I got on a northbound 1 from Sixth Avenue, the people piling on like shoot-fed cement. I shuffled over to the opposite side and reached my arm out for a bar.

“How rude can you be?”

There she was, eight inches below me, my twig-like arm a dividing line between her companion and she. ‘How rude can I be?’ Ruder than this for sure. See, intentions make rude and right then, I’m no more intentful than a herded cattle.

Now the hate that spins this world is made of such miscues, and I’m no more human than you. I turned around without speaking and shook my head slowly, not knowing what better to do.

“Hmm…can you believe that?”

“This might as well be the sixties.”

“Seems someone’s got the white slave master mentality.”

I knew I’d have to reply. I’m not a replying man, but I knew I’d have to reply. I didn’t even know what I was facing – or not facing at the moment as 18th street blew by. I hadn’t looked before but down to view my accuser, and then a quick turn from her eyes.

What to say in such a spot, a slave owner such as myself? What’s an 8-word response to a hate so complex in a battle you’ve already lost?

“Excuse me, you need to reexamine the situation.”

Don’t ask me for transcripts of what followed; the heat of the moment contains no real truths except in the looks of the eyes. Hers: belittling, demanding. His: furious, eager. Mine? Likely lost, indignant. Keen on expression yet short on telepathy.

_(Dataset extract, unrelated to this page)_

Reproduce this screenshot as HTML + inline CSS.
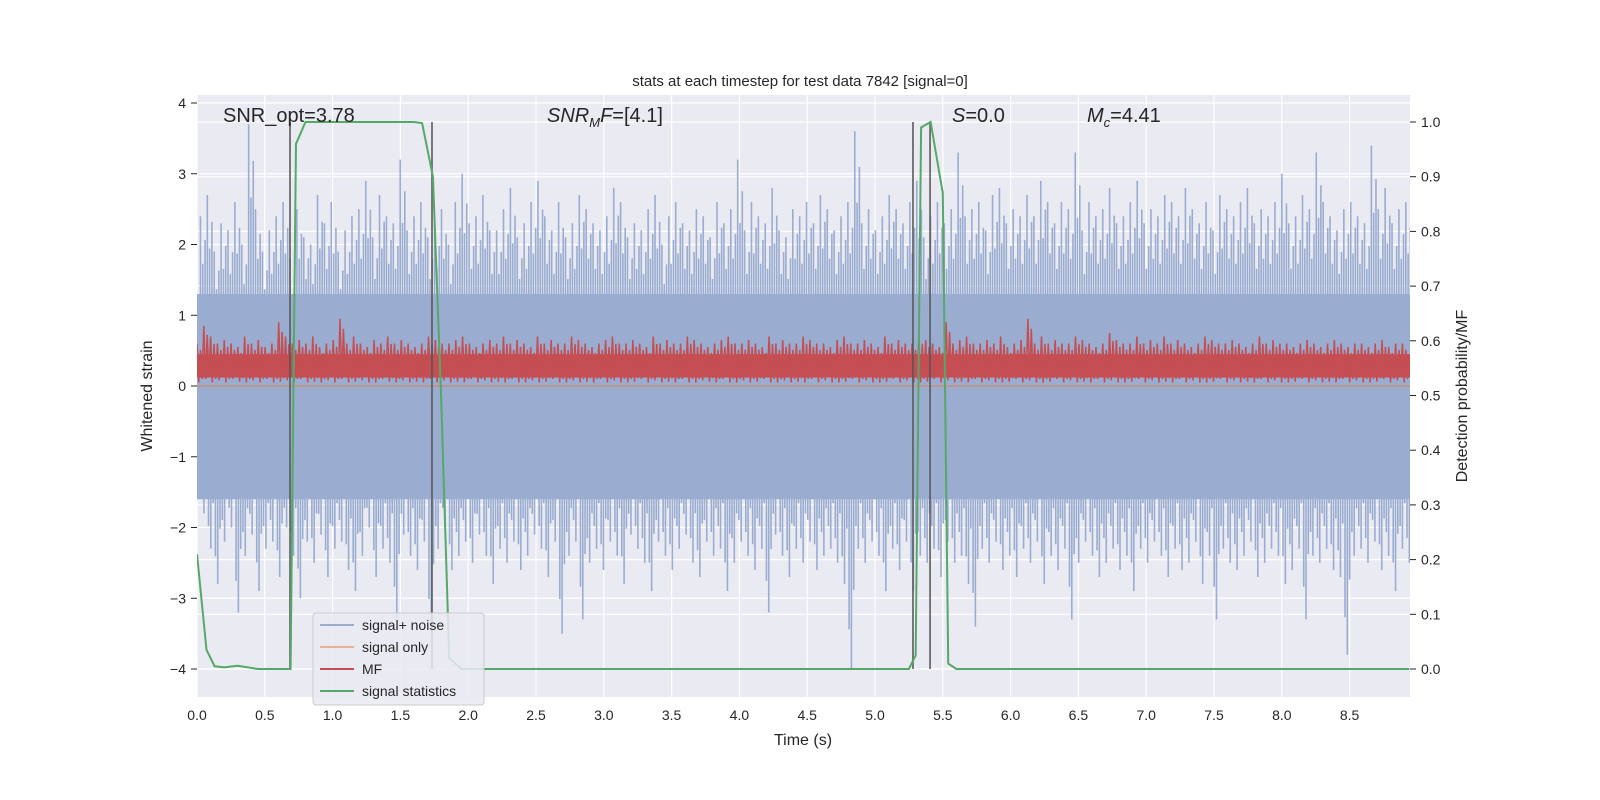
<!DOCTYPE html>
<html><head><meta charset="utf-8"><style>
body{margin:0;background:#fff;}
svg{display:block;font-family:"Liberation Sans","DejaVu Sans",sans-serif;}
</style></head><body>
<svg id="chart" width="1600" height="800">
<defs><clipPath id="plotclip"><rect x="197" y="95" width="1213" height="602"/></clipPath></defs>
<rect x="0" y="0" width="1600" height="800" fill="#fff"/>
<rect x="197" y="95" width="1213" height="602" fill="#eaeaf2"/>
<g id="grid"></g>
<g id="blue" clip-path="url(#plotclip)"></g>
<g id="red" clip-path="url(#plotclip)"></g>
<line x1="197" y1="386" x2="1410" y2="386" stroke="#dd8452" stroke-width="1.5" opacity="0.7"/>
<g id="vlines"></g>
<g id="green" clip-path="url(#plotclip)"></g>
<g id="axes"></g>
<text x="800" y="86" font-size="15" text-anchor="middle" fill="#262626">stats at each timestep for test data 7842 [signal=0]</text>
<text x="223" y="122" font-size="20" fill="#262626">SNR_opt=3.78</text>
<text x="547" y="122" font-size="20" fill="#262626"><tspan font-style="italic">SNR</tspan><tspan font-style="italic" font-size="13" dy="5">M</tspan><tspan font-style="italic" dy="-5">F</tspan>=[4.1]</text>
<text x="952" y="122" font-size="20" fill="#262626"><tspan font-style="italic">S</tspan>=0.0</text>
<text x="1087" y="122" font-size="20" fill="#262626"><tspan font-style="italic">M</tspan><tspan font-style="italic" font-size="13" dy="5">c</tspan><tspan dy="-5">=4.41</tspan></text>
<text x="803" y="745" font-size="16" text-anchor="middle" fill="#262626">Time (s)</text>
<text transform="translate(152,396) rotate(-90)" font-size="16" text-anchor="middle" fill="#262626">Whitened strain</text>
<text transform="translate(1467,396) rotate(-90)" font-size="16" text-anchor="middle" fill="#262626">Detection probability/MF</text>
<g>
<rect x="313" y="613" width="171" height="92" rx="3" fill="#eaeaf2" fill-opacity="0.85" stroke="#cccccc"/>
<line x1="320" y1="625" x2="354" y2="625" stroke="#9aadd0" stroke-width="2"/>
<text x="362" y="630" font-size="14" fill="#262626">signal+ noise</text>
<line x1="320" y1="647" x2="354" y2="647" stroke="#eab097" stroke-width="2"/>
<text x="362" y="652" font-size="14" fill="#262626">signal only</text>
<line x1="320" y1="669" x2="354" y2="669" stroke="#c44e52" stroke-width="2"/>
<text x="362" y="674" font-size="14" fill="#262626">MF</text>
<line x1="320" y1="691" x2="354" y2="691" stroke="#55a868" stroke-width="2"/>
<text x="362" y="696" font-size="14" fill="#262626">signal statistics</text>
</g>
</svg>
<script>
const blueUpper=[2.4,2.7,1.9,2.3,2.2,2.6,2.0,3.7,2.5,1.9,2.2,2.4,2.6,1.8,2.5,2.1,2.0,2.7,2.3,2.6,1.9,2.2,2.4,2.5,2.9,2.1,2.7,2.4,2.3,3.2,2.2,2.4,2.6,2.1,2.3,2.5,2.0,2.6,3.0,2.3,2.4,2.7,2.2,2.2,2.5,2.8,2.1,2.3,2.6,2.9,2.4,2.2,2.6,2.1,2.3,2.7,2.5,2.3,2.2,2.4,2.8,2.6,2.1,2.3,2.2,2.5,2.7,2.0,2.4,2.6,2.3,2.2,2.5,2.4,2.1,2.6,2.3,2.5,3.2,2.2,2.6,2.4,2.3,2.8,2.2,2.1,2.5,2.4,2.6,2.3,2.7,2.5,2.2,2.4,2.6,3.6,2.3,2.5,2.2,2.4,2.7,2.5,2.3,2.6,2.9,2.1,2.4,2.6,2.3,2.5,3.3,2.4,2.5,2.6,2.2,2.7,2.8,2.3,2.5,2.4,2.7,2.4,2.9,2.6,2.3,2.6,2.5,3.3,2.2,2.6,2.4,2.5,2.8,2.3,2.4,2.6,2.9,2.3,2.5,2.4,2.7,2.6,2.4,2.8,2.5,2.3,2.6,2.2,2.7,2.5,2.4,2.6,2.8,2.3,2.5,2.4,2.6,3.0,2.3,2.4,2.7,2.5,3.3,2.6,2.4,2.2,2.5,2.6,2.4,2.3,3.4,2.5,2.8,2.3,2.5,2.6];
const blueLower=[-1.8,-2.3,-2.8,-2.2,-2.0,-3.2,-2.4,-2.1,-2.9,-2.3,-2.2,-2.7,-2.0,-2.4,-3.0,-2.2,-2.5,-2.1,-2.7,-2.3,-2.2,-2.6,-2.9,-2.4,-2.0,-2.7,-2.3,-2.5,-3.3,-2.1,-2.4,-2.6,-2.2,-3.5,-2.3,-2.0,-2.6,-2.4,-2.2,-2.5,-2.1,-2.4,-2.8,-2.3,-2.5,-2.2,-2.6,-2.4,-2.1,-2.3,-2.7,-2.2,-3.5,-2.4,-2.2,-3.3,-2.5,-2.3,-2.6,-2.2,-2.4,-2.8,-2.1,-2.3,-2.5,-2.9,-2.2,-2.4,-2.6,-2.3,-2.1,-2.5,-2.7,-2.2,-2.4,-2.3,-2.9,-2.5,-2.2,-2.4,-2.6,-2.3,-3.2,-2.1,-2.4,-2.7,-2.3,-2.5,-2.2,-2.6,-2.4,-2.3,-2.5,-2.8,-4.0,-2.3,-2.5,-2.2,-2.4,-2.9,-2.3,-2.6,-2.2,-2.9,-2.4,-2.5,-2.3,-2.7,-2.2,-2.5,-2.4,-2.8,-3.4,-2.3,-2.5,-2.2,-2.6,-2.4,-2.7,-2.3,-2.5,-2.2,-2.8,-2.4,-2.6,-2.3,-3.3,-2.5,-2.2,-2.4,-2.7,-2.5,-2.3,-2.6,-2.4,-2.9,-2.3,-2.5,-2.2,-2.4,-2.7,-2.3,-2.6,-2.5,-2.2,-2.8,-2.4,-3.3,-2.3,-2.5,-2.6,-2.4,-2.2,-2.7,-2.5,-2.3,-2.4,-2.8,-2.6,-2.3,-3.3,-2.4,-2.5,-2.3,-2.6,-2.7,-3.8,-2.4,-2.3,-2.5,-2.2,-2.6,-2.4,-2.9,-2.3,-2.5,-2.7,-2.4,-2.3,-2.6];
const redUpper=[0.6,0.85,0.7,0.6,0.65,0.6,0.55,0.7,0.6,0.65,0.55,0.6,0.9,0.7,0.6,0.65,0.6,0.7,0.55,0.6,0.65,0.95,0.6,0.7,0.6,0.55,0.65,0.6,0.7,0.6,0.65,0.6,0.55,0.6,0.7,0.65,0.6,0.6,0.65,0.7,0.6,0.55,0.6,0.65,0.6,0.7,0.6,0.65,0.6,0.55,0.7,0.6,0.65,0.6,0.6,0.7,0.65,0.6,0.55,0.6,0.65,0.7,0.6,0.6,0.65,0.6,0.55,0.7,0.6,0.65,0.6,0.6,0.7,0.65,0.6,0.55,0.6,0.65,0.7,0.6,0.6,0.65,0.6,0.55,0.7,0.6,0.65,0.6,0.6,0.7,0.65,0.6,0.6,0.55,0.65,0.7,0.6,0.6,0.65,0.6,0.55,0.7,0.6,0.65,0.6,0.6,0.7,0.65,0.6,0.55,0.9,0.6,0.65,0.7,0.6,0.6,0.65,0.6,0.7,0.55,0.6,0.65,0.95,0.6,0.7,0.6,0.65,0.6,0.6,0.7,0.65,0.6,0.55,0.6,0.75,0.65,0.6,0.6,0.7,0.6,0.65,0.6,0.7,0.6,0.65,0.6,0.55,0.6,0.7,0.65,0.6,0.6,0.65,0.6,0.55,0.6,0.7,0.6,0.65,0.6,0.6,0.55,0.6,0.65,0.6,0.55,0.6,0.65,0.6,0.55,0.6,0.6,0.55,0.6,0.65,0.55,0.6,0.6];
const redLower=[0.05,0.1,0.05,0.08,0.05,0.1,0.06,0.05,0.08,0.05,0.1,0.05,0.06,0.08,0.05,0.1,0.05,0.06,0.05,0.08,0.05,0.1,0.05,0.06,0.08,0.05,0.05,0.1,0.06,0.05,0.08,0.05,0.06,0.05,0.1,0.05,0.08,0.05,0.06,0.05,0.1,0.05,0.08,0.05,0.06,0.05,0.1,0.05,0.05,0.08,0.05,0.06,0.1,0.05,0.05,0.08,0.05,0.06,0.05,0.1,0.05,0.08,0.05,0.05,0.06,0.1,0.05,0.08,0.05,0.06,0.05,0.1,0.05,0.05,0.08,0.06,0.05,0.1,0.05,0.05,0.08,0.05,0.06,0.1,0.05,0.05,0.08,0.05,0.06,0.05,0.1,0.05,0.08,0.05,0.05,0.06,0.1,0.05,0.08,0.05,0.05,0.06,0.1,0.05,0.08,0.05,0.05,0.06,0.1,0.05,0.08,0.05,0.06,0.05,0.1,0.05,0.08,0.05,0.05,0.06,0.1,0.05,0.08,0.05,0.05,0.06,0.1,0.05,0.08,0.05,0.06,0.05,0.1,0.05,0.08,0.05,0.05,0.06,0.1,0.05,0.08,0.05,0.06,0.05,0.1,0.05,0.08,0.05,0.05,0.06,0.1,0.05,0.08,0.05,0.06,0.05,0.1,0.05,0.08,0.05,0.05,0.06,0.1,0.05,0.08,0.05,0.06,0.05,0.1,0.05,0.08,0.05,0.05,0.06,0.1,0.05,0.08,0.05];
const statTimes=[0,0.07,0.13,0.2,0.3,0.45,0.55,0.69,0.73,0.8,1.0,1.2,1.4,1.6,1.66,1.74,1.8,1.86,1.95,2.1,5.25,5.3,5.34,5.41,5.5,5.54,5.6,8.94];
const statValues=[0.21,0.035,0.005,0.003,0.006,0.0,0.0,0.0,0.96,1.0,1.0,1.0,1.0,1.0,0.998,0.9,0.5,0.02,0.0,0.0,0.0,0.025,0.99,1.0,0.87,0.01,0.0,0.0];
const markerTimes=[0.686,1.733,5.28,5.406];
const xTicks=[0,0.5,1,1.5,2,2.5,3,3.5,4,4.5,5,5.5,6,6.5,7,7.5,8,8.5];
const yTicks=[-4,-3,-2,-1,0,1,2,3,4];
const y2Ticks=[0,0.1,0.2,0.3,0.4,0.5,0.6,0.7,0.8,0.9,1.0];
const X=t=>197+t*135.6, YL=v=>386-v*70.75, YR=p=>669-p*547;
const NS='http://www.w3.org/2000/svg';
function mk(tag,attrs,parent){const e=document.createElementNS(NS,tag);for(const k in attrs)e.setAttribute(k,attrs[k]);parent.appendChild(e);return e;}
const grid=document.getElementById('grid'),axes=document.getElementById('axes');
xTicks.forEach(t=>{const l=mk('line',{x1:X(t),x2:X(t),y1:95,y2:697,stroke:'#fff','stroke-width':1.2},grid);


const tx=mk('text',{x:X(t),y:720,'font-size':14,'text-anchor':'middle',fill:'#262626'},axes);tx.textContent=t.toFixed(1);

});
yTicks.forEach(v=>{const l=mk('line',{x1:197,x2:1410,y1:YL(v),y2:YL(v),stroke:'#fff','stroke-width':1.2},grid);


mk('line',{x1:191,x2:197,y1:YL(v),y2:YL(v),stroke:'#262626'},axes);
const tx=mk('text',{x:186,y:YL(v)+5,'font-size':14,'text-anchor':'end',fill:'#262626'},axes);tx.textContent=v<0?'\u2212'+(-v):v;

});
y2Ticks.forEach(p=>{const l=mk('line',{x1:197,x2:1410,y1:YR(p),y2:YR(p),stroke:'#fff','stroke-width':1.2},grid);


mk('line',{x1:1410,x2:1416,y1:YR(p),y2:YR(p),stroke:'#262626'},axes);
const tx=mk('text',{x:1421,y:YR(p)+5,'font-size':14,fill:'#262626'},axes);tx.textContent=p.toFixed(1);

});
// blue noise
const blue=document.getElementById('blue');
const core=mk('rect',{x:197,y:YL(1.3),width:1213,height:YL(-1.6)-YL(1.3),fill:'#9aadd0'},blue);


const dtB=8.94/blueUpper.length;
const subF=[1,0.72,0.86],subO=[0,2.3,4.6];
blueUpper.forEach((v,i)=>{const x=X((i+0.5)*dtB);
subF.forEach((f,k)=>{const l=mk('line',{x1:x+subO[k],x2:x+subO[k],y1:YL(0),y2:YL(v*f),stroke:'#9aadd0','stroke-width':1.6},blue);

});});
blueLower.forEach((v,i)=>{const x=X((i+0.5)*dtB)+1.2;
subF.forEach((f,k)=>{const l=mk('line',{x1:x+subO[(k+1)%3],x2:x+subO[(k+1)%3],y1:YL(0),y2:YL(v*f),stroke:'#9aadd0','stroke-width':1.6},blue);

});});
// red MF
const red=document.getElementById('red');
const dtR=8.94/redUpper.length;
let d='';
redUpper.forEach((v,i)=>{const t=i*dtR;d+=(i?'L':'M')+X(t)+','+YL(v)+'L'+X(t+dtR*0.25)+','+YL(redLower[i])+'L'+X(t+dtR*0.5)+','+YL(v*0.85)+'L'+X(t+dtR*0.75)+','+YL(redLower[i]+0.05);});
const rb=mk('rect',{x:197,y:YL(0.45),width:1213,height:YL(0.12)-YL(0.45),fill:'#c44e52'},red);


const rp=mk('path',{d:d,fill:'none',stroke:'#c44e52','stroke-width':1.5},red);


// vertical markers
const vl=document.getElementById('vlines');
markerTimes.forEach(t=>{const l=mk('line',{x1:X(t),x2:X(t),y1:YR(1.0),y2:YR(0),stroke:'#555','stroke-width':1.8,opacity:0.85},vl);

});
// green stats
const g=document.getElementById('green');
const gp=mk('polyline',{points:statTimes.map((t,i)=>X(t)+','+YR(statValues[i])).join(' '),fill:'none',stroke:'#55a868','stroke-width':2},g);


</script>
</body></html>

He cursed, pointed, gray-white mustache like dry broom straw. He conjured some demon that lives in his chest, the one I’m excising right now. She spoke very little except to my etiquette, preaching the why’s and the hows.

And even then, angry and bitter, impotent and out of train stops, I knew this had nothing to do with me. I was an unwitting catalyst for feelings beyond my understanding. And if such temperaments are the consequence of hard earned knowledge, God keep me childlike in spirit.

I apologized – poorly in words, honest in eyes. I shook the woman’s hand and saw teacher’s patience, which burned and soothed at the same time. The man looked down and didn’t meet me again; he tucked all his god’s back inside.

I got off at Penn, fuming, violated, aware of rare emotion and talking to myself, like so many others slumped beneath the pay phones.

History tells us that mass transportation brings the worst of our failures to light. “The land of the free, the home of the brave” means nothing when thrown in a tight tube with people hanging on you, undesirables breathing on you, hazing up your sight with their smell you can taste it “Don’t touch me you hear me?!”

Control is the answer. Don’t sit here, be quiet, know your place, know your kind, know you’re not my kind, know my kind is kind only to like kind. Live your life by my terms and I’ll try to ignore your genetics.

Such thoughts were state-supported less than 50 years ago.

The ghosts of bus ride etiquette still lay our nation low.